DON’S STORY. I suppose the story begins in the year 1942 when the young and shy New Zealander, Donald, was off to the UK to begin his training as a Fleet Air Arm airman. On July 24th 1945 the flak on a Ramrod raid on the Japanese Mainland resulted in Donald the Observer and Maurice his pilot, being forced down in the Pacific. The idea when hit by enemy fire was not to force land in Japan but make for the sea and chance recovery by the well-organised rescue backup of the combined British and American fleets. The knowledge resting in every airman’s mind of the current Japanese attitude towards death, we fought to die, they fought to survive, was ever present. In ditching the plane, a Fairey Firefly, Maurice did not survive but Donald in the back cockpit made it to his little yellow dinghy. A strange turn around because the most endangered species in the Firefly was considered to be the observer. Donald weathered quite literally, three days , being tossed about and even out of the dinghy in the ever proximitous typhoon weather and baked by sun and salt. Under his backside on those soulless hot days sharks basked around him and caressed the bottom of the dinghy. On one occasion he fired a flare, or at least attempted to fire one, but it failed to ignite and the ship passed by. Ironically Donald was the armaments officer of the squadron and the ship as it drew closer turned out to be a Japanese destroyer!

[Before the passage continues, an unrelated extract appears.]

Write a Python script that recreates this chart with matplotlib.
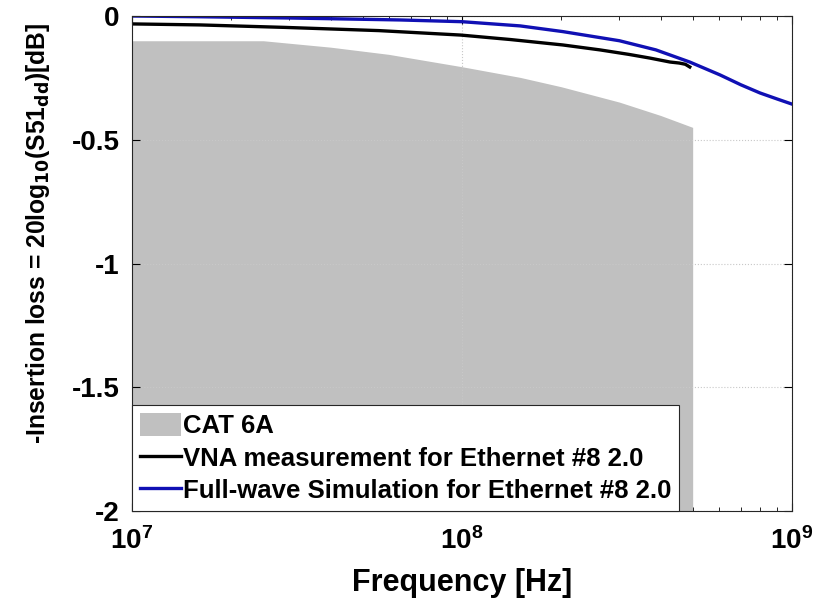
import numpy as np
import matplotlib
matplotlib.use("Agg")
import matplotlib.pyplot as plt
from matplotlib.patches import Patch
from matplotlib.lines import Line2D

plt.rcParams['font.family'] = ['Liberation Sans', 'DejaVu Sans']
plt.rcParams['font.weight'] = 'bold'
plt.rcParams['mathtext.default'] = 'bf'

# CAT 6A limit (read from the grey area), MHz / dB
cat_freq_mhz = [10, 15, 20, 25, 40, 60, 100, 150, 200, 300, 400, 500]
cat_loss_db = [-0.1, -0.1, -0.1, -0.1, -0.126, -0.155, -0.205, -0.248, -0.286, -0.348, -0.402, -0.45]

# VNA measurement, MHz / dB
vna_freq_mhz = [10, 16, 29, 56, 99, 140, 202, 262, 320, 371, 427, 455, 475, 490]
vna_loss_db = [-0.032, -0.036, -0.046, -0.059, -0.077, -0.095, -0.117, -0.137, -0.155, -0.17, -0.186, -0.19, -0.195, -0.206]

# full-wave simulation, MHz / dB
sim_freq_mhz = [10, 16, 30, 65, 100, 150, 202, 300, 387, 490, 605, 700, 800, 900, 1000]
sim_loss_db = [0.0, -0.003, -0.008, -0.016, -0.023, -0.04, -0.063, -0.1, -0.137, -0.186, -0.238, -0.278, -0.311, -0.335, -0.356]

fig = plt.figure(figsize=(8.23, 6.05), dpi=100)
ax = fig.add_axes([132 / 823, (605 - 511) / 605, 660 / 823, 495 / 605])

hz = lambda v: np.array(v) * 1e6
ax.fill_between(hz(cat_freq_mhz), cat_loss_db, -2, color='#c0c0c0', linewidth=0)
ax.plot(hz(vna_freq_mhz), vna_loss_db, color='black', linewidth=2.4)
ax.plot(hz(sim_freq_mhz), sim_loss_db, color='#1010b4', linewidth=2.4)

ax.set_xscale('log')
ax.set_xlim(1e7, 1e9)
ax.set_ylim(-2, 0)
ax.set_yticks([-2, -1.5, -1, -0.5, 0])
ax.set_yticklabels(['-2', '-1.5', '-1', '-0.5', '0'])
ax.grid(True, which='major', linestyle=':', color='#c8c8c8', linewidth=0.8)
ax.tick_params(which='both', direction='in', top=True, right=True, labelsize=20)
ax.tick_params(which='major', length=6)
ax.tick_params(which='minor', length=3)
ax.tick_params(axis='x', which='major', pad=12)
ax.tick_params(axis='y', which='major', pad=9)
for s in ax.spines.values():
    s.set_linewidth(0.8)
    s.set_color('#262626')

ax.set_xlabel('Frequency [Hz]', fontsize=22, fontweight='bold', labelpad=9)
ax.set_ylabel(r'-Insertion loss = 20log$_{10}$(S51$_{dd}$)[dB]', fontsize=17.7,
              fontweight='bold')
ax.yaxis.set_label_coords(-0.121, 0.56)

handles = [Patch(facecolor='#c0c0c0', edgecolor='none'),
           Line2D([], [], color='black', linewidth=2.4),
           Line2D([], [], color='#1010b4', linewidth=2.4)]
labels = ['CAT 6A', 'VNA measurement for Ethernet #8 2.0',
          'Full-wave Simulation for Ethernet #8 2.0']
leg = ax.legend(handles, labels, loc='lower left', fontsize=18.5, frameon=True,
                fancybox=False, edgecolor='#262626', framealpha=1,
                borderaxespad=0, handlelength=1.6, handleheight=1.0,
                handletextpad=0.1, labelspacing=0.28, borderpad=0.3)
leg.get_frame().set_linewidth(0.8)
for t in leg.get_texts():
    t.set_fontweight('bold')

fig.savefig('out.png', dpi=100)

By pure chance the co-pilot of a US Privateer, a version of the Liberator, had a hunch that he saw something below on the sea. He persuaded his skipper to turn about and at last Don had been found. Eventually three large aircraft were circling him and through a sequence of signals a US submarine came alongside him. A sailor on the end of a boathook called out to the captain telling him that it was a limey. ‘Throw him back’ came the answer ‘Hey’, croaked the sun-cracked Don, ‘I’m a Kiwi’. ‘That’s OK’ was the reply and Don found a resting place in the captain’s cabin. The submarine continued its duties, attacking mainland oil refineries and bridges. Bombed and depth charged Don eventually reached Guam deciding that the life of a submariner was dicier than that of an airman. Via Iwo Jima he arrived back on board his carrier cheered all the way as he swung in a breeches buoy. The padres on board interviewed him and one asked him if he had prayed. ‘Oh yes’ said Don, ‘ Only once when I lifted my fist to the sky and said, ‘look here mate, you got me into this, you bloody well get me out of it’ The Padre’s answer was recorded as, ‘Prayer does work then’.
Donald died in 1986, it was said ‘of a broken heart’ after nursing his ailing wife Elsa when the Squadron was writing its story, ‘The Friendly Squadron’. A year later via those who wrote the book, a message was forwarded to Donald, which came via Portsmouth from the co-pilot, who had spotted Don in his dinghy. He then lived in Florida and was invalided and in a wheel chair. Fifty years on he had wondered what had happened to the British airman he had only by chance spotted on the grey waters of that vast ocean. A correspondence began between the two families, saddened of course by the earlier death of Donald.
In 1988 the American received a Christmas card from the very young Donald, Donald’s, grandson. It said…
‘Dear Mr. Pilot, thank you for saving my Grandpa, ‘Happy Christmas.’